Even with this information, not many of us are likely to thoroughly read any future Terms and Conditions contracts we come across because there’s a sense that the damage is already done.

It might not feel like a legally binding contract, but clicking that little box next to “I Agree” is the same as signing your name on a bank loan. The difference is you probably read all the fine print on your bank loan contract, hopefully. What about any one of the many Terms and Conditions you had to agree to in order to enjoy all of the apps you’ve downloaded? iTunes? Spotify? Facebook? Probably not even one word. That’s ok, well, not if you value your privacy, but at least it makes you part of the majority in this case. It turns out, only 7% of people read the entire terms and conditions documents online, which is surprisingly a higher percentage than expected. Another surprise is that only about 20% of people have really suffered from not reading them beforehand.

The Scam Within The Scam 

Whenever you register for a website, download an app, buy something online or sign up for an online service, you are, nine times out of 10, asked to accept the terms and conditions. Be extra cautious if you’re not because then it’s definitely a scam. As opposed to the scam, most companies are running on you by sharing or selling all of your personal data they collect while you use their product. Especially the free apps, free online services, and free downloads. Didn’t you ever wonder how those companies made any money giving away a free product?

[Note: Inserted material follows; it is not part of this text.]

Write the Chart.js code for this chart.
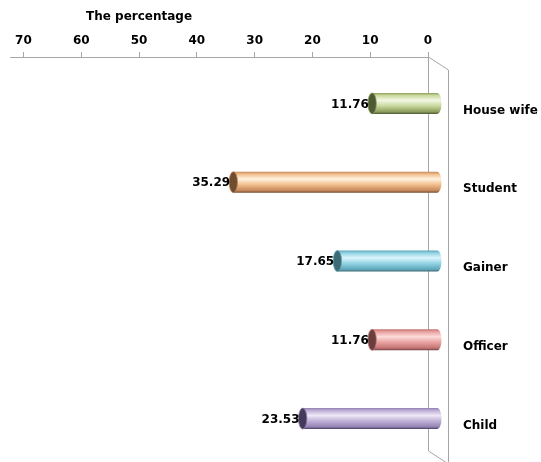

The scam is that you are actually the product being sold. More specially, your data is the product being shared and sold to the highest bidder. Some bidders want to know how best to get you to buy their product. Other bidders wish to manipulate your voting choices and potentially change the course of history. You’ll never know, though, since you didn’t read the Terms and Conditions that said that information is basically none of your business, and you have no legal right to have any say in what these companies do with all your data.

License To Feel

For example, Facebook, the baddest bully on the block, has the license to use all of your photos in whatever capacity they choose, even after you’ve deleted your account. Meaning they can put your picture on an advertisement for any product under the sun, and there’s nothing you can do about it. They also “reserve the right” to use your data to improve their services (doubtful) or conduct psychological experiments. They’ve found ways to alter your mood using an algorithm that moves posts around from friends in your feed or reminds you of a moment from your past accordingly. If that doesn’t surprise you, then maybe you’ll be surprised to learn that they have been doing for over seven years.

Agree to Disagree 

Many of us are starting to see the light in the dark black hole of endless User Agreement documents thanks to all the trouble Facebook has seen in recent years. Before that, not many people raised the question of relinquishing control over all of our personal information so willingly just for a social media platform. Even if they did, their voices would not be heard until the story became front-page news. Unfortunately, for many of us, the news came too late as we have already clicked “I Agree” too many times to remember at this point in our lives. And so have our children.

The Devil In The Details

Even with this information, not many of us are likely to thoroughly read any future Terms and Conditions contracts we come across because there’s a sense that the damage is already done. Few have braved taking on these goliaths in hopes of regaining control over their data, but the devil is in the details. Both parties must agree to the terms and conditions and uphold their end of the deal to create a legally enforceable agreement. You better believe that Spotify is going through all your photos, and Netflix will most definitely not be held liable if all your information gets hacked while using their product.